- **Material to process**
::::
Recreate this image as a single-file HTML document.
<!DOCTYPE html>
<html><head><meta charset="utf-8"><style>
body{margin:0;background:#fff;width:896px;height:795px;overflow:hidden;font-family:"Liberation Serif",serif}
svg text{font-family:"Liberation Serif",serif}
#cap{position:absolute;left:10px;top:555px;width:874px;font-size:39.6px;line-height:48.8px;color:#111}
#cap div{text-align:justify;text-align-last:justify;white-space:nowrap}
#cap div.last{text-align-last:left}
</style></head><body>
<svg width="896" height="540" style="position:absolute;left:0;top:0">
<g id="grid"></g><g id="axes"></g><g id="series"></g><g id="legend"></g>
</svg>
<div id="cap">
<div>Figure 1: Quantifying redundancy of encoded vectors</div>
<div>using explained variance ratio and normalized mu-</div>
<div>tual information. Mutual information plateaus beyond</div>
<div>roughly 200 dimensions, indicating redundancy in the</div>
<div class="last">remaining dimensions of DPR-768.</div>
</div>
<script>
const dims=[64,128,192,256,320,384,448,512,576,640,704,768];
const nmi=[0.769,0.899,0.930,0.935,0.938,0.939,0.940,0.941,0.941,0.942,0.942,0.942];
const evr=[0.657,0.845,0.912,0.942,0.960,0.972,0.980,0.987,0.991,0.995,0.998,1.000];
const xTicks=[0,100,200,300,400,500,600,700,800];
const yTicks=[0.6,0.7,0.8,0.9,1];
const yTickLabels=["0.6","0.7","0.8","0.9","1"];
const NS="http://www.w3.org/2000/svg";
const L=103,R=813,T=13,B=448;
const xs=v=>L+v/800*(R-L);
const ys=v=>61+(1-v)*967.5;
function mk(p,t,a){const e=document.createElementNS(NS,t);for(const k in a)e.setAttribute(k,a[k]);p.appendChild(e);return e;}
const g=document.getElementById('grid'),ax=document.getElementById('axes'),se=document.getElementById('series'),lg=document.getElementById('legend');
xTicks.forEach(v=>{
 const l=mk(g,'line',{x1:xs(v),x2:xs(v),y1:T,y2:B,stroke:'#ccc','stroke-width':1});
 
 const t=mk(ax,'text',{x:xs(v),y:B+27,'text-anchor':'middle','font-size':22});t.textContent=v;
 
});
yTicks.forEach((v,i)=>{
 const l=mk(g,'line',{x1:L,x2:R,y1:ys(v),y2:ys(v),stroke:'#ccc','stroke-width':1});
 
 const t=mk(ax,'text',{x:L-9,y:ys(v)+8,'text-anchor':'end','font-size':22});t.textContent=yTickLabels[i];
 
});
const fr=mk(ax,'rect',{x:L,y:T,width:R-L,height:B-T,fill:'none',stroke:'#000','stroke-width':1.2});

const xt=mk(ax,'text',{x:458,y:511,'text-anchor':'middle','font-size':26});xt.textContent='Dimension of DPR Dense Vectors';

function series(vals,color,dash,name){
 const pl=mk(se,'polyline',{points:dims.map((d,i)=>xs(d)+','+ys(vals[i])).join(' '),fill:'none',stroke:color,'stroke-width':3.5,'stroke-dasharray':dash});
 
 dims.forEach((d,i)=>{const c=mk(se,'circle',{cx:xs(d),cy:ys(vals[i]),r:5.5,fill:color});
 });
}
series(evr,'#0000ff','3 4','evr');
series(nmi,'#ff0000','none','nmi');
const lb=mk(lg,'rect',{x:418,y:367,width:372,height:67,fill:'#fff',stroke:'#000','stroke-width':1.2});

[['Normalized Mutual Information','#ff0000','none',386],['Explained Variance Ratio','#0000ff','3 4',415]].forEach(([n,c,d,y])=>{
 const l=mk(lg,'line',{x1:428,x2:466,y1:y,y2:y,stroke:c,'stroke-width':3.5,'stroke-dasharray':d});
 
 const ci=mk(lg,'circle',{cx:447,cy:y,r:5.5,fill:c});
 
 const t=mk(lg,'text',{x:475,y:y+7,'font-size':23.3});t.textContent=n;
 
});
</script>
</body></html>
::::
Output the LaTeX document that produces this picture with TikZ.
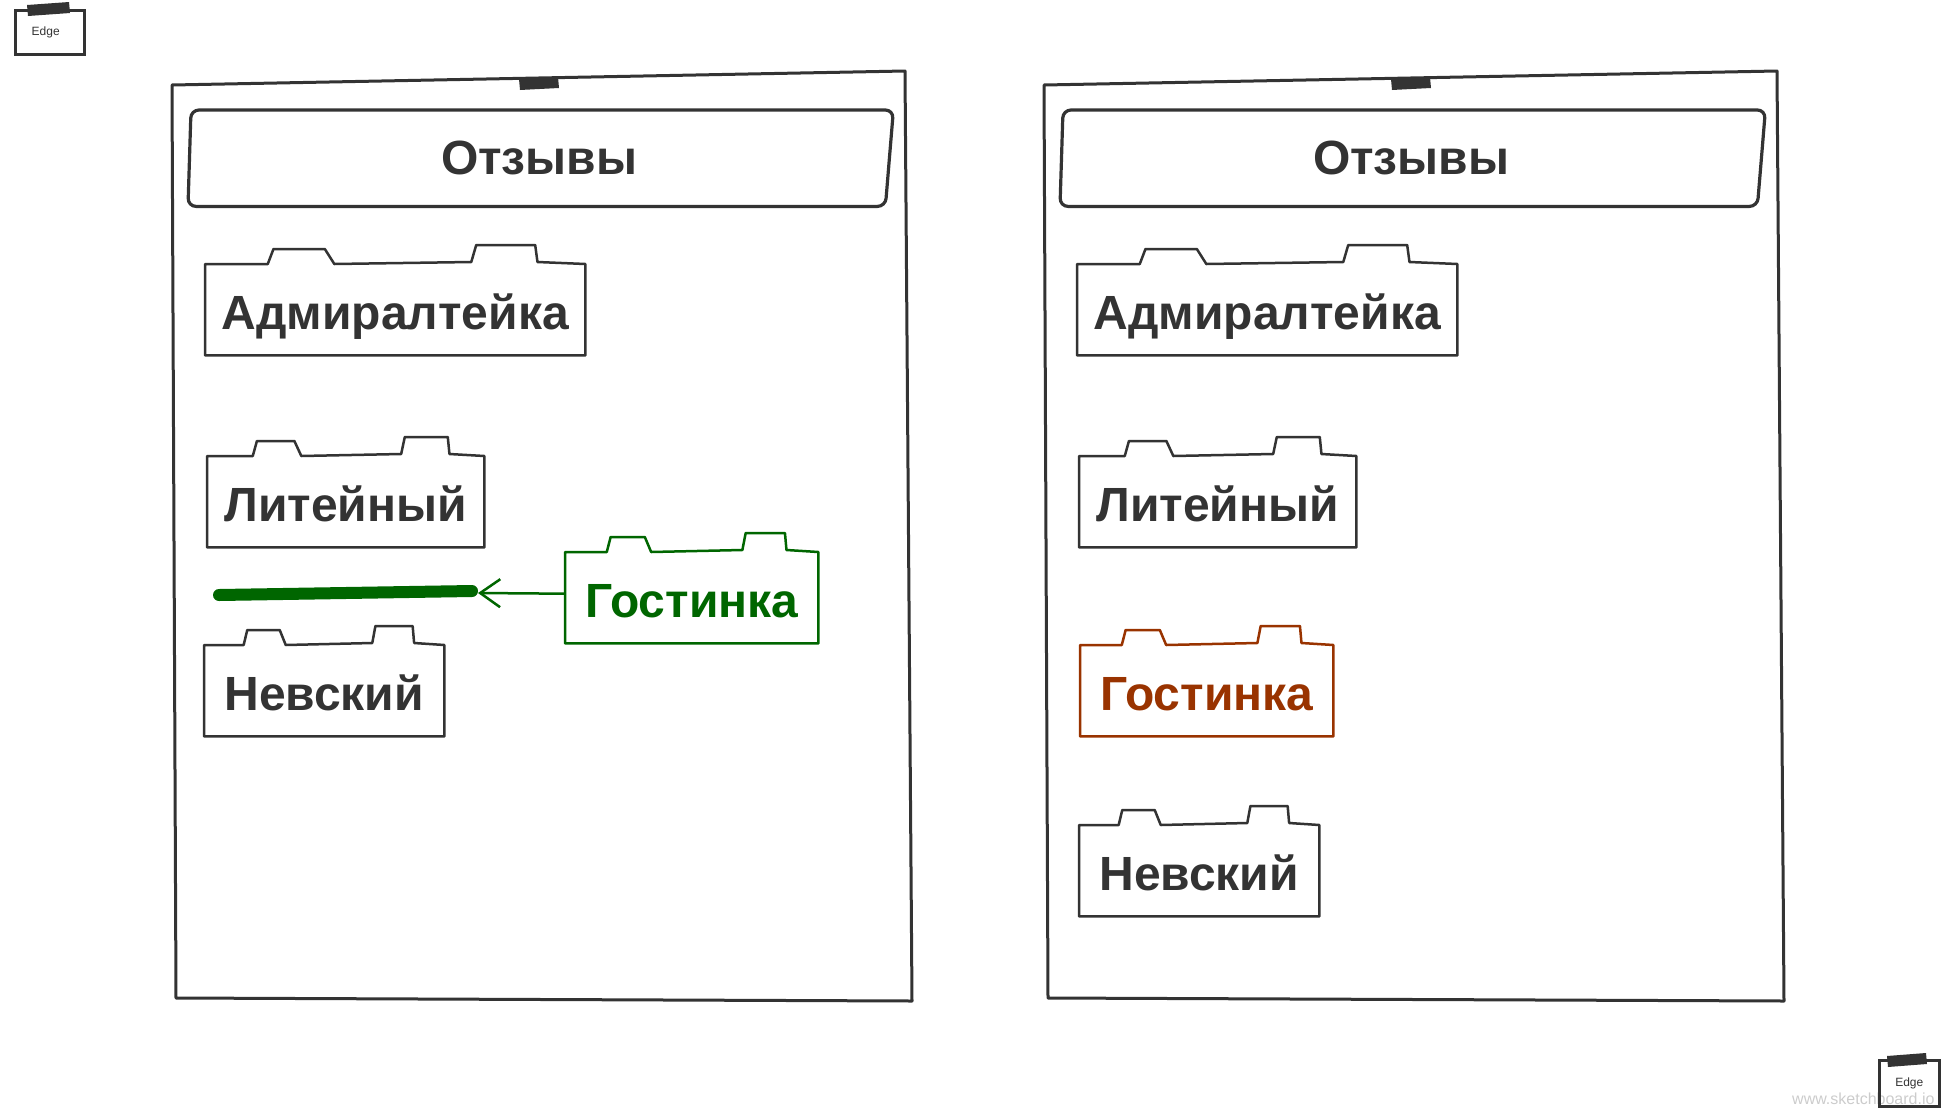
::::
- **Given instruction**
Search the records for the word "document", then list every line that has it.

- **Response for this exercise**
Recreate this image as a single-file HTML document.
function mk(p,t,a){const e=document.createElementNS(NS,t);for(const k in a)e.setAttribute(k,a[k]);p.appendChild(e);return e;}
const g=document.getElementById('grid'),ax=document.getElementById('axes'),se=document.getElementById('series'),lg=document.getElementById('legend');
Output the LaTeX document that produces this picture with TikZ.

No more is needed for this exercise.